Twitter recently updated its robots.txt file and, though the change opens up millions of pages to being crawled, there’s no guarantee that the main search engines want what Twitter is offering.
The Sociable seems to have been the first to notice Twitter’s robots.txt changes, which now specifically allow Google, Bing, Yahoo, Yandex and other bots to crawl through some of Twitter’s search results pages.
Twitter: Change Made To Help With Discovery
Twitter confirmed the change to us, saying:
This change will help people find popular and helpful Twitter pages, such as the #olympics hashtag page (https://twitter.com/search/?q=%23olympics)
Twitter is opening up its content search results — i.e., tweets and hashtags — while still preventing bots from crawling its search results for users, videos and images. Tweet and hashtag search results show via the /search path; searches for Twitter users show via the /search/users path; and searches for photos and videos show via /search/(keyword)/grid.
As you can see below, Twitter is allowing Google to crawl its tweet/hashtag search results, but still blocking the other two types; Twitter’s instructions to Bing and other search engines are the same.
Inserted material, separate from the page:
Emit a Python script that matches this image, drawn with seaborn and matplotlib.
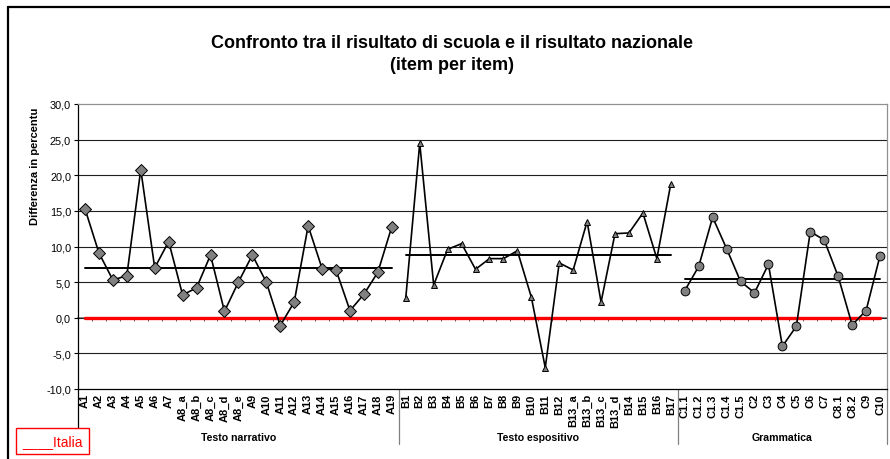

Twitter’s tweet/hashtag search results sometimes have and/or lead to interesting content — think, for example, of a search for #emmys during last weekend’s Emmy Awards or a search for #olympics during the London Summer Games. The latter search led to Twitter’s Olympics hashtag page, a formal partnership with NBC that involved a mix of human- and algorithmically-curated content about the Olympic games.
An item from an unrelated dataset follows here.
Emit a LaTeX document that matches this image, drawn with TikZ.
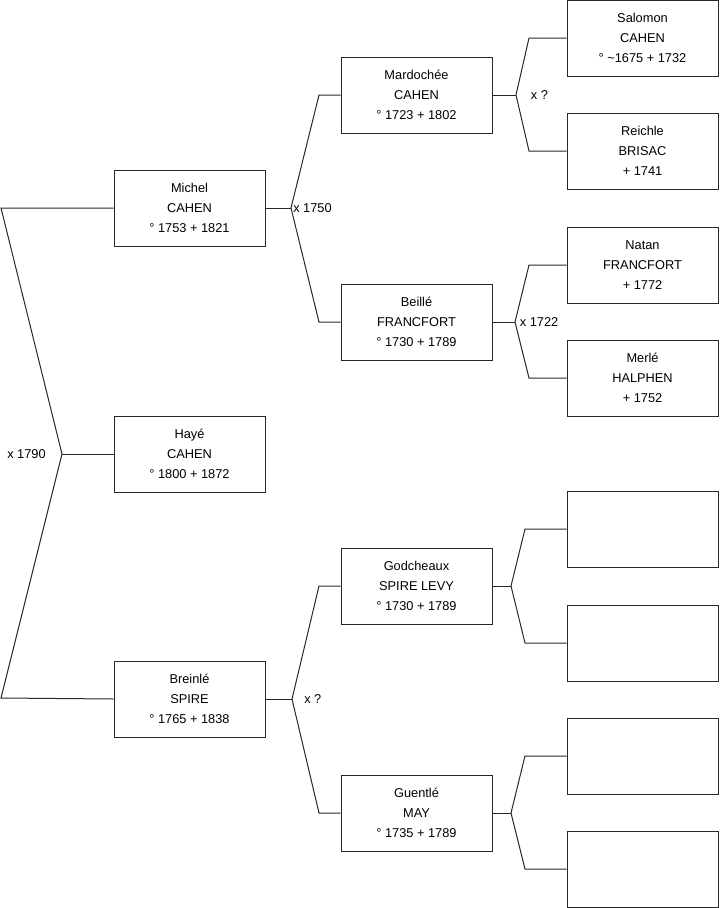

Do Search Engines Want Twitter Search Results?
Clearly, there’s value to Twitter in having an Olympics hashtag page and other search results pages showing up in Google’s (or Bing’s) index — especially during big events. From an SEO perspective, Twitter has enough domain authority that it should be able to rank well for certain queries.
But do the search engines want to index Twitter’s search results?
Google has been adamant over the years that it doesn’t want to show search results pages in its own search results. There’s a specific webmaster guideline that tells webmasters not to do what Twitter is doing:
Use robots.txt to prevent crawling of search results pages or other auto-generated pages that don’t add much value for users coming from search engines.
At the moment, I’m seeing plenty of Twitter search result pages showing up on a site:twitter.com/search query.
In its article, The Social notes that Twitter was blocking those search result URLs from being crawled as recently as September 11th. Twitter and Google have been sparring for more than a year about crawling and indexing, going back to July 2011 when an agreement ended that previously gave Google a special feed of Twitter content — and killed Google’s Realtime Search product in the process.
I wasn’t able to find any guidelines in Bing’s webmaster documents, but we’ll try to find out their approach to indexing another site’s search results.